Piping is a feature that I believe is unique to Batch, it’s not very essential, but it is useful when creating files. Most of the time, piping is used to get input from a file or to put the output to a file, but it also includes chaining functions. Piping has four different types (listed here), with each type being associated with a symbol.

Vertical bar |

The vertical bar piping symbol means “take the output of whatever comes on the left, and apply the function on the right.” some particular uses of this are sorting the output (via command | sort), copying it to the clipboard (via command | clip).

Greater than symbol >

The greater than symbol acts similarly to the vertical bar in that it directs the output to somewhere else. Generally, it is used to output to a file (i.e., echo “This is going to be in a file”> text.txt). You can also make the distinction between error messages and normal output by using 1>file to redirect normal output and 2>file to redirect any errors that occur while executing that line.

Less than symbol <

The less than symbol is used to input a file or command into another file or command. It is slightly different from the greater than symbol in that it acts in reverse-that is to say that you reverse the order of reading from right to left, to the left to right- and can be used to get all text from a file at the same time. Still, otherwise, its usage is identical to the greater than a symbol.

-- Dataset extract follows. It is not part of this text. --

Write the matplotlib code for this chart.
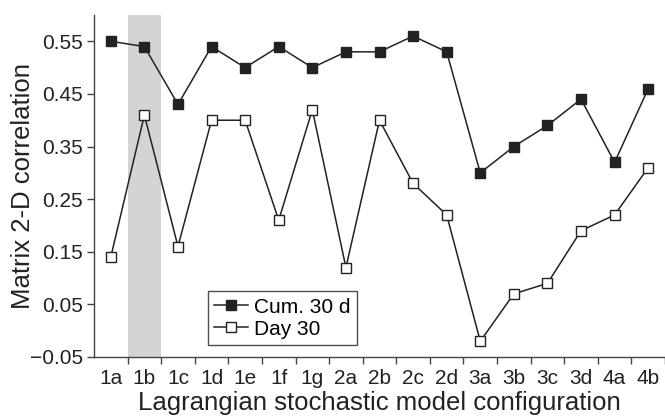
import numpy as np
import matplotlib
matplotlib.use("Agg")
import matplotlib.pyplot as plt

plt.rcParams['font.family'] = ['Liberation Sans', 'DejaVu Sans']

configs = ["1a", "1b", "1c", "1d", "1e", "1f", "1g", "2a", "2b", "2c", "2d",
           "3a", "3b", "3c", "3d", "4a", "4b"]
cum_30d = [0.55, 0.54, 0.43, 0.54, 0.50, 0.54, 0.50, 0.53, 0.53, 0.56, 0.53,
           0.30, 0.35, 0.39, 0.44, 0.32, 0.46]
day_30 = [0.14, 0.41, 0.16, 0.40, 0.40, 0.21, 0.42, 0.12, 0.40, 0.28, 0.22,
          -0.02, 0.07, 0.09, 0.19, 0.22, 0.31]
y_ticks = [-0.05, 0.05, 0.15, 0.25, 0.35, 0.45, 0.55]
highlight = "1b"

fig = plt.figure(figsize=(6.65, 4.18), dpi=100)
ax = fig.add_axes([94 / 665, 1 - 357 / 418, 1 - 94 / 665, (357 - 15) / 418])

x = np.arange(len(configs))
hi = configs.index(highlight)
ax.axvspan(hi - 0.5, hi + 0.5, color="#d3d4d6", lw=0, zorder=0)

dark = "#222222"
ax.plot(x, cum_30d, "-s", color=dark, lw=1.1, ms=7.5, mfc=dark, mec=dark,
        label="Cum. 30 d", zorder=3)
ax.plot(x, day_30, "-s", color=dark, lw=1.1, ms=7.5, mfc="white", mec=dark,
        mew=1.0, label="Day 30", zorder=3)

ax.set_xlim(-0.5, len(configs) - 0.5)
ax.set_ylim(-0.05, 0.6)
ax.set_yticks(y_ticks)
ax.set_yticklabels([f"{v:.2f}".replace("-", "\u2212") for v in y_ticks])

# ticks on category boundaries, labels centred on categories
ax.set_xticks(np.arange(len(configs)) + 0.5)
ax.set_xticklabels([])
ax.set_xticks(x, minor=True)
ax.set_xticklabels(configs, minor=True)
ax.tick_params(axis="x", which="minor", length=0, pad=9)
ax.tick_params(axis="x", which="major", length=5, width=1, color="#444444")
ax.tick_params(axis="y", length=5, width=1, color="#444444", pad=3)
ax.tick_params(which="both", labelsize=15, labelcolor="#222222")

for side in ["top", "right"]:
    ax.spines[side].set_visible(False)
for side in ["left", "bottom"]:
    ax.spines[side].set_color("#444444")
    ax.spines[side].set_linewidth(1.0)

ax.set_xlabel("Lagrangian stochastic model configuration", fontsize=18.5,
              color="#222222", labelpad=2)
ax.set_ylabel("Matrix 2-D correlation", fontsize=18.5, color="#222222")
ax.yaxis.set_label_coords(-0.104, 0.5)

leg = ax.legend(loc="lower left", bbox_to_anchor=(0.2, 0.035), fontsize=15,
                frameon=True, fancybox=False, borderpad=0.3, labelspacing=0.15,
                handlelength=1.6, handletextpad=0.3, borderaxespad=0)
leg.get_frame().set_edgecolor(dark)
leg.get_frame().set_linewidth(1.0)

fig.savefig("out.png", dpi=100)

Double greater than symbol >>

Suppose you use 2 greater than symbols instead of one when piping to a file. It appends to the end of the file instead of overriding the entire file. It can also be used in conjunction with the 1>> and 2>> to append the output and error messages to the file. There is also a slight variation on the double greater than symbol, the greater than ampersand 2>&1, which is used to direct both errors and the standard output through the same text stream.


In general, Batch is a fascinating language with its hurdles and obstacles to overcome. I hope that this article provides an excellent introduction to some of the complexities of Batch, even though this is in no way an exhaustive explanation of Batch.